## What is expected
Your job is to return the lines between the line holding "Rebuild this chart" and the line holding "2.565, 2.57, 2.575, 2.575]", inclusive, exactly and with no pictures.

## Provided records
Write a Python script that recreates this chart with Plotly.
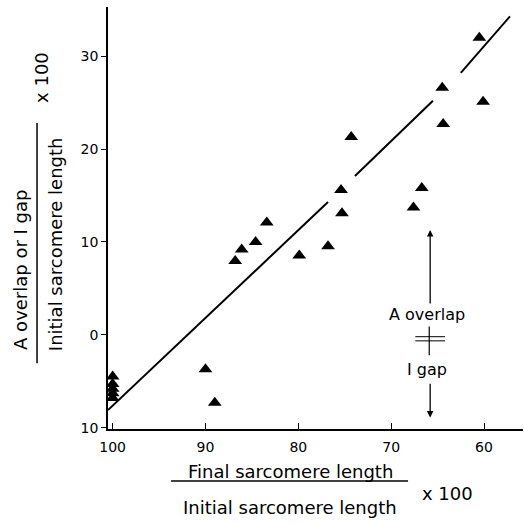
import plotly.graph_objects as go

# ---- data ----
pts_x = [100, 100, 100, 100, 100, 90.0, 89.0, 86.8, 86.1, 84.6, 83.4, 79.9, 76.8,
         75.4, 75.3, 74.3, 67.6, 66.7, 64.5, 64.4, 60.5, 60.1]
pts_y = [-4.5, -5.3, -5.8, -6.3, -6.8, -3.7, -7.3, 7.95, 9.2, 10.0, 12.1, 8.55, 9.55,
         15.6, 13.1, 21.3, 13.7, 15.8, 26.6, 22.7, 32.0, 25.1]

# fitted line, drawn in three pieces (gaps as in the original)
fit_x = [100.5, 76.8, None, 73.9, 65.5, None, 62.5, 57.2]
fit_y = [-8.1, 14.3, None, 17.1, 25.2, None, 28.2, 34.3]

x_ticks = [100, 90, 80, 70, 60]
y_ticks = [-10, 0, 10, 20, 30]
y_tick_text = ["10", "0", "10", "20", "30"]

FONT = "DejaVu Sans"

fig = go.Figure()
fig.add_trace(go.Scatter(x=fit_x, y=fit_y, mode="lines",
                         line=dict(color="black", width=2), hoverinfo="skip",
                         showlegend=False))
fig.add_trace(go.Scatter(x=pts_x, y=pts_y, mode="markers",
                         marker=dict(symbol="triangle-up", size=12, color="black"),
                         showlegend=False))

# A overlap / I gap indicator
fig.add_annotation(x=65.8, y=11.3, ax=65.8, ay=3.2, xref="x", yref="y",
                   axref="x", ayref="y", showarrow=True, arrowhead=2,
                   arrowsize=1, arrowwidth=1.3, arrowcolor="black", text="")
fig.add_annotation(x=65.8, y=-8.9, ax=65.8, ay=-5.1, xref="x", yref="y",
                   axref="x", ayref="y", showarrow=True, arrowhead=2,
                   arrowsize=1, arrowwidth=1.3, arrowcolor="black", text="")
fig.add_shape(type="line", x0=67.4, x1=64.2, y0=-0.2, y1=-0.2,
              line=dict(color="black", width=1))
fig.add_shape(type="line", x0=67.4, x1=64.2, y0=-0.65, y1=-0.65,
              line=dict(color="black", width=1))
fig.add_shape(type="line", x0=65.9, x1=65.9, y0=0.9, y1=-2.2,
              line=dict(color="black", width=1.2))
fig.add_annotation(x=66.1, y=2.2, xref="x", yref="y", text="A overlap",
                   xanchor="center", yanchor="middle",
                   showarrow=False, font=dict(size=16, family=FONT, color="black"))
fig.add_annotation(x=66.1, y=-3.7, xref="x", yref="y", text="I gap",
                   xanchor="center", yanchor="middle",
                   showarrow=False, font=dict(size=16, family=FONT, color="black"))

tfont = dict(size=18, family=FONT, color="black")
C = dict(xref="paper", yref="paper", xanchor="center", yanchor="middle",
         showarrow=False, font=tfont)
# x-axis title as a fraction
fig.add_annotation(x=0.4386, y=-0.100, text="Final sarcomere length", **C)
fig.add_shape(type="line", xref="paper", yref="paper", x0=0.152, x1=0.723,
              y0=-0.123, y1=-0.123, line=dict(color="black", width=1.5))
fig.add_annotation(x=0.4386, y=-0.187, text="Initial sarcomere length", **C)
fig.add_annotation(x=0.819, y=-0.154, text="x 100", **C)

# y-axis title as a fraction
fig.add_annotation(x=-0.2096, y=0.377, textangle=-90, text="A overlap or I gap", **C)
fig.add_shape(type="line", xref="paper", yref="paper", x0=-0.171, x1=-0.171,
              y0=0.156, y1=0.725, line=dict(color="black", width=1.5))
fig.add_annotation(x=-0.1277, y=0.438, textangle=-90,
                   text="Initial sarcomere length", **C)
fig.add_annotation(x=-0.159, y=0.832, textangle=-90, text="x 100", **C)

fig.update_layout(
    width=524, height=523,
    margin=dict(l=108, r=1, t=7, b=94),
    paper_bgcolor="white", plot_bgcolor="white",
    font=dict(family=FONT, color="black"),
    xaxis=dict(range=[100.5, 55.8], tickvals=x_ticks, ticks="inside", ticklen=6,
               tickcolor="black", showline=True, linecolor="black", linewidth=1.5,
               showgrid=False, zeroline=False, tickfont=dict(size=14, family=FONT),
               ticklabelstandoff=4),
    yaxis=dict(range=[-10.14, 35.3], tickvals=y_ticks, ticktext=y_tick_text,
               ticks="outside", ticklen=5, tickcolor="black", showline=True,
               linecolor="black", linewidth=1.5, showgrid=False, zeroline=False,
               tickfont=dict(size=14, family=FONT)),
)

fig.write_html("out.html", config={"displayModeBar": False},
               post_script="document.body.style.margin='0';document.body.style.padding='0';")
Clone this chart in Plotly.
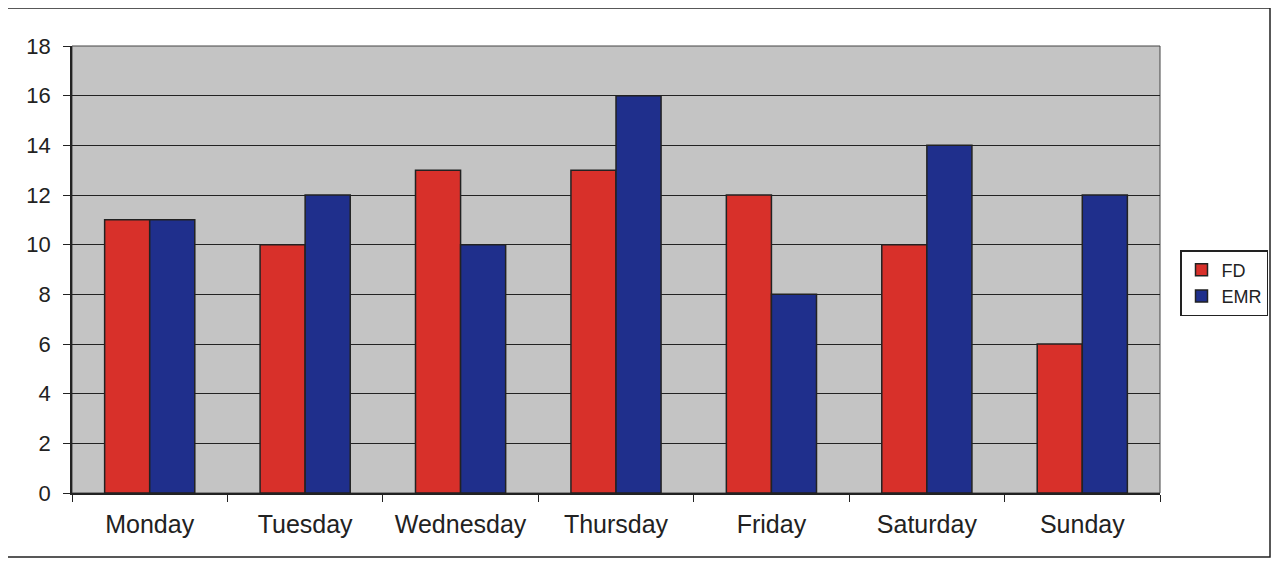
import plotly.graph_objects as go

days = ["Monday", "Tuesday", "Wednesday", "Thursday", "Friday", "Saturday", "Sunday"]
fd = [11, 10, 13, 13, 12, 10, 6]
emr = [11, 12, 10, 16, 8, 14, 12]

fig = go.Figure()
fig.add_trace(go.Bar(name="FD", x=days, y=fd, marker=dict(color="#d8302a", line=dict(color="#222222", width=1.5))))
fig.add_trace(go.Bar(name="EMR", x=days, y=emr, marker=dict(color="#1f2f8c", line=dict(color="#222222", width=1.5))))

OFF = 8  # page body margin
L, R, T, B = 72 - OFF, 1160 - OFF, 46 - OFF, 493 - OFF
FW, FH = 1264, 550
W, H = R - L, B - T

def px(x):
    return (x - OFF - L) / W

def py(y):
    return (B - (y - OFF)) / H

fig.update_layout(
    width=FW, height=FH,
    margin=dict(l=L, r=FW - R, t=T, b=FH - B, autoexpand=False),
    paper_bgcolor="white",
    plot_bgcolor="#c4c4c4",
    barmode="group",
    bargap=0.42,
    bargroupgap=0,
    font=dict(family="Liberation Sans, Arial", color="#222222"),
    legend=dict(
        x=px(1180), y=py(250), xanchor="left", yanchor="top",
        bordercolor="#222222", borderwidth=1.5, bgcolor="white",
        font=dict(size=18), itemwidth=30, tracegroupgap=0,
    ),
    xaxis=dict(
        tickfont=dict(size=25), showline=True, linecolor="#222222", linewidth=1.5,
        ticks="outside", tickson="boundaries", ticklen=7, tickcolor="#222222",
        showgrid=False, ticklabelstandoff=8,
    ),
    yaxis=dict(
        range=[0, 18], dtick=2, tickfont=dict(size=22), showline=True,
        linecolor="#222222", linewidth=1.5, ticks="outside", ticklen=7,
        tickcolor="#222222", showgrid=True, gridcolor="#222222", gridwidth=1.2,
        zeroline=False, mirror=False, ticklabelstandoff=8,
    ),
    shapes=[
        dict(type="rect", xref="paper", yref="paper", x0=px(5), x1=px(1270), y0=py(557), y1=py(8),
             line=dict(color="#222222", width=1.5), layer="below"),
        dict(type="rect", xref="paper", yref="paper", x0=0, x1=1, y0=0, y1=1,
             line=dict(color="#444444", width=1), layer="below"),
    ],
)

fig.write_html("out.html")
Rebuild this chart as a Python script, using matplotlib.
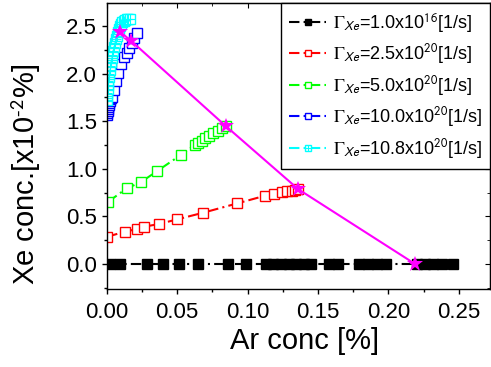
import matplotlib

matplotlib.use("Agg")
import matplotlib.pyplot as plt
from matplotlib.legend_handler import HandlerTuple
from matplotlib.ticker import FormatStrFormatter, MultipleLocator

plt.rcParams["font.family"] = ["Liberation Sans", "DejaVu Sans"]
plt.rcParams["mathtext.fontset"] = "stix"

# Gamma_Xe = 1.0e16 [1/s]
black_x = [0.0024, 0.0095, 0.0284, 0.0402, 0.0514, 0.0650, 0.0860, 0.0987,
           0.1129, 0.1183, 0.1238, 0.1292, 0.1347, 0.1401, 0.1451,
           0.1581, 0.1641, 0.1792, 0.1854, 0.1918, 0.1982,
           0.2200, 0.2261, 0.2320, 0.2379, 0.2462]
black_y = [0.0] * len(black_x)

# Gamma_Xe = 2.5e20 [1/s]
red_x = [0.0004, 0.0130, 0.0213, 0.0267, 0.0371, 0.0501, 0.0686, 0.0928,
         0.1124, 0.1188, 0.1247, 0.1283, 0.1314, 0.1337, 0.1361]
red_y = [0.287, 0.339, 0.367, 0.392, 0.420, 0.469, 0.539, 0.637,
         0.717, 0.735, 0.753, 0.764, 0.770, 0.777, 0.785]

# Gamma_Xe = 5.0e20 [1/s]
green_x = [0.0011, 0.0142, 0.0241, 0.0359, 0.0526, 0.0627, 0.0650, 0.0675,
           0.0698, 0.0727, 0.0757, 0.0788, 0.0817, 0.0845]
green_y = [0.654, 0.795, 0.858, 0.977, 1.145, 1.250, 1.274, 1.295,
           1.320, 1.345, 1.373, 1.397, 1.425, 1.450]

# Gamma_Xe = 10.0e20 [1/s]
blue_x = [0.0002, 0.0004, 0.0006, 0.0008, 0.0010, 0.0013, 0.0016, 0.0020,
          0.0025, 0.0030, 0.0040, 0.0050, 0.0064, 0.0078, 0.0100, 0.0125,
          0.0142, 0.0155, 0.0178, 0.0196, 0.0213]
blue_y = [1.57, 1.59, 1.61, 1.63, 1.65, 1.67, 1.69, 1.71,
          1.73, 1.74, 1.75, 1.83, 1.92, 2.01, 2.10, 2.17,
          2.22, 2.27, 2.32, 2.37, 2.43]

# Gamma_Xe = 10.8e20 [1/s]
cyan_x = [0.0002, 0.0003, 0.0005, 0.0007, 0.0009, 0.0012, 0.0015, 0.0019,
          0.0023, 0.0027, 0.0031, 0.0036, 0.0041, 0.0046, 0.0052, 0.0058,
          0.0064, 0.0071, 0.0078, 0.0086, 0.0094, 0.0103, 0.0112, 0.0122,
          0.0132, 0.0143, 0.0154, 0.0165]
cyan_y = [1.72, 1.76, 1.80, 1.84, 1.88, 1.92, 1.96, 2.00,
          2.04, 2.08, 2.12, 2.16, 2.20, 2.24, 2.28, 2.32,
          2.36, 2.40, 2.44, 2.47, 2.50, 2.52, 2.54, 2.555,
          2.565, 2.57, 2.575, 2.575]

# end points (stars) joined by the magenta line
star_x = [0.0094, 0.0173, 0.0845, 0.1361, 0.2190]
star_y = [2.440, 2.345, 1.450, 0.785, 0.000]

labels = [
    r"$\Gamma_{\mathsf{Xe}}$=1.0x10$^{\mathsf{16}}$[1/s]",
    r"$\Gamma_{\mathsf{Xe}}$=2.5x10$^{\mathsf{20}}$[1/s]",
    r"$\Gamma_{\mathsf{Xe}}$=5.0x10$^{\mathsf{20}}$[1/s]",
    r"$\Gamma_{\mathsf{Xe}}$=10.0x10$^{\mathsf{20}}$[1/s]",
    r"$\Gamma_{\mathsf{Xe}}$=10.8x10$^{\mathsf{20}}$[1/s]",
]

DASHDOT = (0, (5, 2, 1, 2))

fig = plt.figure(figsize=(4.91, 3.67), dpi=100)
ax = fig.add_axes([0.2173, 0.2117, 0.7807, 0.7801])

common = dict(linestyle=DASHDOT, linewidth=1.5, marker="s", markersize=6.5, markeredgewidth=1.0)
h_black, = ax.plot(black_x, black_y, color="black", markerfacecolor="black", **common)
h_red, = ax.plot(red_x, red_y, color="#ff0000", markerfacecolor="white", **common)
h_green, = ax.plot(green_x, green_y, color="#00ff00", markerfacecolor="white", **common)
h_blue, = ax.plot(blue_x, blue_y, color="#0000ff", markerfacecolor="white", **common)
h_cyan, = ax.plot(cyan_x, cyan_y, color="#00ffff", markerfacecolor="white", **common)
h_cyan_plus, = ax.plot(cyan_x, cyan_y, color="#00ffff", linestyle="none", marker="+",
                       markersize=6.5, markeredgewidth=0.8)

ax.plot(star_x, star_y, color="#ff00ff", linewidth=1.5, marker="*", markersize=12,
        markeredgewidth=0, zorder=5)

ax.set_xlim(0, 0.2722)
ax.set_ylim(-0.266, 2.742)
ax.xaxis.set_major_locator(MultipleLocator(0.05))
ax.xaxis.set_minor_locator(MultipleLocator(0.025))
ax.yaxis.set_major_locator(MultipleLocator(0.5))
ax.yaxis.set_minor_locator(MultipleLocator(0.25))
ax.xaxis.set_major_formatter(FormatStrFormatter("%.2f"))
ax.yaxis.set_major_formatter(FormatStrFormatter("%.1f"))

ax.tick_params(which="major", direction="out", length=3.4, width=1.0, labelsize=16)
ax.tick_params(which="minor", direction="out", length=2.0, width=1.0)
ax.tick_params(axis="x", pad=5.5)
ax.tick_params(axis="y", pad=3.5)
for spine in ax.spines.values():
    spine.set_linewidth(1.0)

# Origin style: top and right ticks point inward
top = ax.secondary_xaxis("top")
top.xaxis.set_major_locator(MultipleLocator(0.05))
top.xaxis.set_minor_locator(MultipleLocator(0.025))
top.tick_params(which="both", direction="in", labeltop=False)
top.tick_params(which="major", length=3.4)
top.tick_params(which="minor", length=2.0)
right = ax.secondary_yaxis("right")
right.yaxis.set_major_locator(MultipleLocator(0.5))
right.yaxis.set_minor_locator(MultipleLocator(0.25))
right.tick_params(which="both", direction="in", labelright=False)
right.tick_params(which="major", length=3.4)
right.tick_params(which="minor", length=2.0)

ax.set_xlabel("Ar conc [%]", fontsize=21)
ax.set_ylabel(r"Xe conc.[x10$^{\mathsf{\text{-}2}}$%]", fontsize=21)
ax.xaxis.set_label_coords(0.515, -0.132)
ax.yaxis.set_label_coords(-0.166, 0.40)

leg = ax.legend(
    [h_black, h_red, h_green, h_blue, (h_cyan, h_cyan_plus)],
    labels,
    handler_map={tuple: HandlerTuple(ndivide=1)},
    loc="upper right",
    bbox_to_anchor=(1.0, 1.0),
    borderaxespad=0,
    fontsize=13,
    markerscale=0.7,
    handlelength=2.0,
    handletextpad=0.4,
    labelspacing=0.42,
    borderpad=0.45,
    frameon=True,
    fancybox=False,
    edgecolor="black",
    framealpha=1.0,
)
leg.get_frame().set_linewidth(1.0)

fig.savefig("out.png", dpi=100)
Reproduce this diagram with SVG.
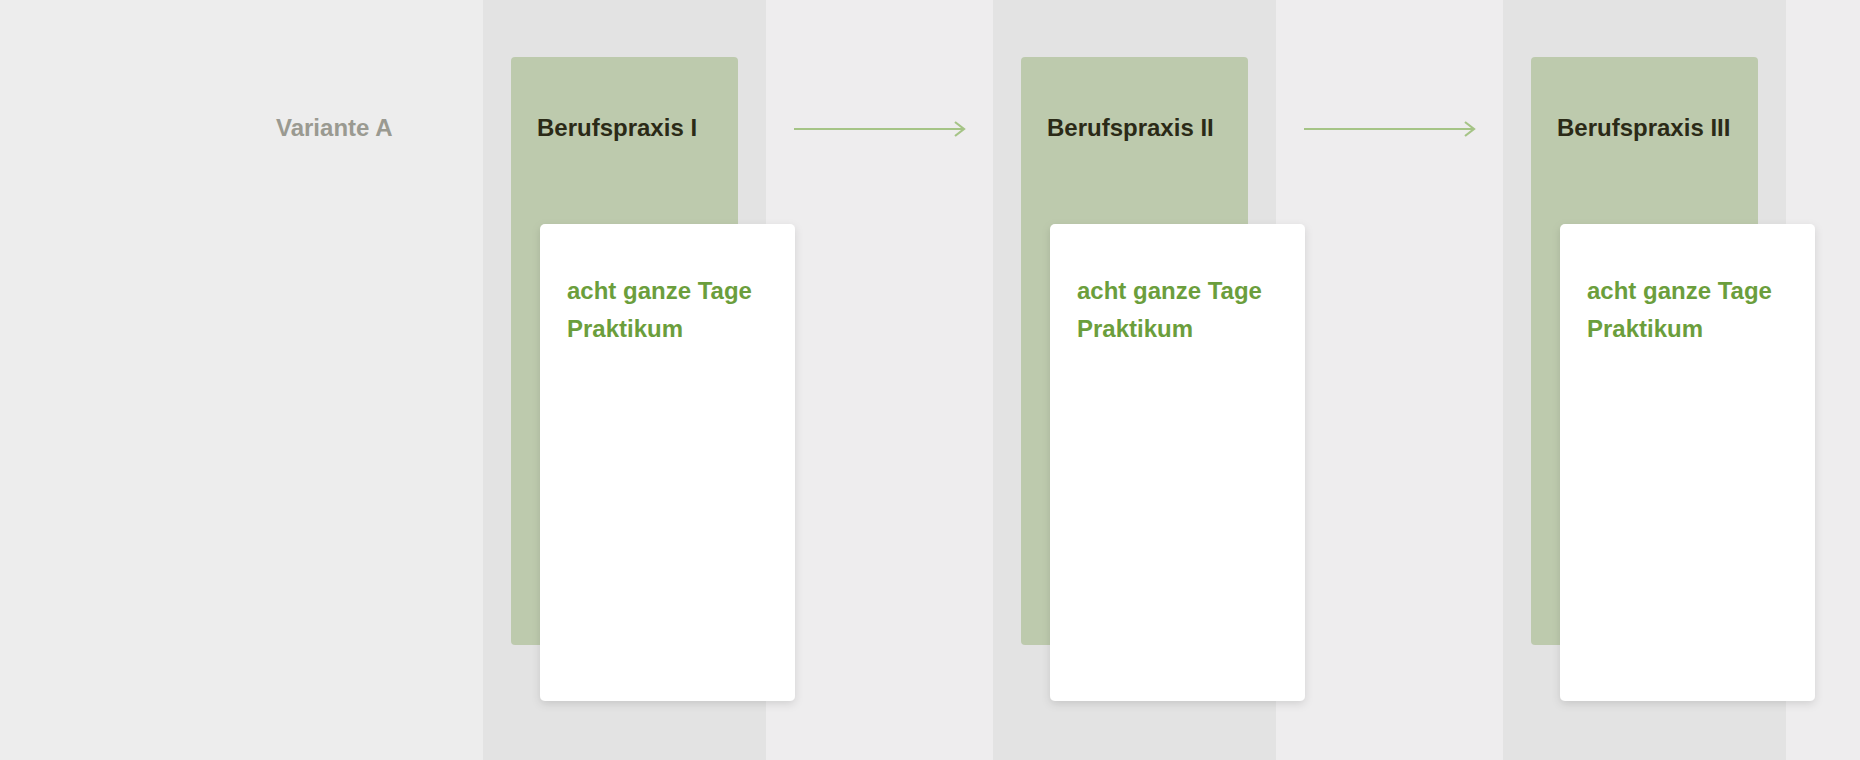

## Task response
Rebuild this chart as a Python script, using matplotlib.
import matplotlib

matplotlib.use("Agg")
import matplotlib.pyplot as plt
from matplotlib.legend_handler import HandlerTuple
from matplotlib.ticker import FormatStrFormatter, MultipleLocator

plt.rcParams["font.family"] = ["Liberation Sans", "DejaVu Sans"]
plt.rcParams["mathtext.fontset"] = "stix"

# Gamma_Xe = 1.0e16 [1/s]
black_x = [0.0024, 0.0095, 0.0284, 0.0402, 0.0514, 0.0650, 0.0860, 0.0987,
           0.1129, 0.1183, 0.1238, 0.1292, 0.1347, 0.1401, 0.1451,
           0.1581, 0.1641, 0.1792, 0.1854, 0.1918, 0.1982,
           0.2200, 0.2261, 0.2320, 0.2379, 0.2462]
black_y = [0.0] * len(black_x)

# Gamma_Xe = 2.5e20 [1/s]
red_x = [0.0004, 0.0130, 0.0213, 0.0267, 0.0371, 0.0501, 0.0686, 0.0928,
         0.1124, 0.1188, 0.1247, 0.1283, 0.1314, 0.1337, 0.1361]
red_y = [0.287, 0.339, 0.367, 0.392, 0.420, 0.469, 0.539, 0.637,
         0.717, 0.735, 0.753, 0.764, 0.770, 0.777, 0.785]

# Gamma_Xe = 5.0e20 [1/s]
green_x = [0.0011, 0.0142, 0.0241, 0.0359, 0.0526, 0.0627, 0.0650, 0.0675,
           0.0698, 0.0727, 0.0757, 0.0788, 0.0817, 0.0845]
green_y = [0.654, 0.795, 0.858, 0.977, 1.145, 1.250, 1.274, 1.295,
           1.320, 1.345, 1.373, 1.397, 1.425, 1.450]

# Gamma_Xe = 10.0e20 [1/s]
blue_x = [0.0002, 0.0004, 0.0006, 0.0008, 0.0010, 0.0013, 0.0016, 0.0020,
          0.0025, 0.0030, 0.0040, 0.0050, 0.0064, 0.0078, 0.0100, 0.0125,
          0.0142, 0.0155, 0.0178, 0.0196, 0.0213]
blue_y = [1.57, 1.59, 1.61, 1.63, 1.65, 1.67, 1.69, 1.71,
          1.73, 1.74, 1.75, 1.83, 1.92, 2.01, 2.10, 2.17,
          2.22, 2.27, 2.32, 2.37, 2.43]

# Gamma_Xe = 10.8e20 [1/s]
cyan_x = [0.0002, 0.0003, 0.0005, 0.0007, 0.0009, 0.0012, 0.0015, 0.0019,
          0.0023, 0.0027, 0.0031, 0.0036, 0.0041, 0.0046, 0.0052, 0.0058,
          0.0064, 0.0071, 0.0078, 0.0086, 0.0094, 0.0103, 0.0112, 0.0122,
          0.0132, 0.0143, 0.0154, 0.0165]
cyan_y = [1.72, 1.76, 1.80, 1.84, 1.88, 1.92, 1.96, 2.00,
          2.04, 2.08, 2.12, 2.16, 2.20, 2.24, 2.28, 2.32,
          2.36, 2.40, 2.44, 2.47, 2.50, 2.52, 2.54, 2.555,
          2.565, 2.57, 2.575, 2.575]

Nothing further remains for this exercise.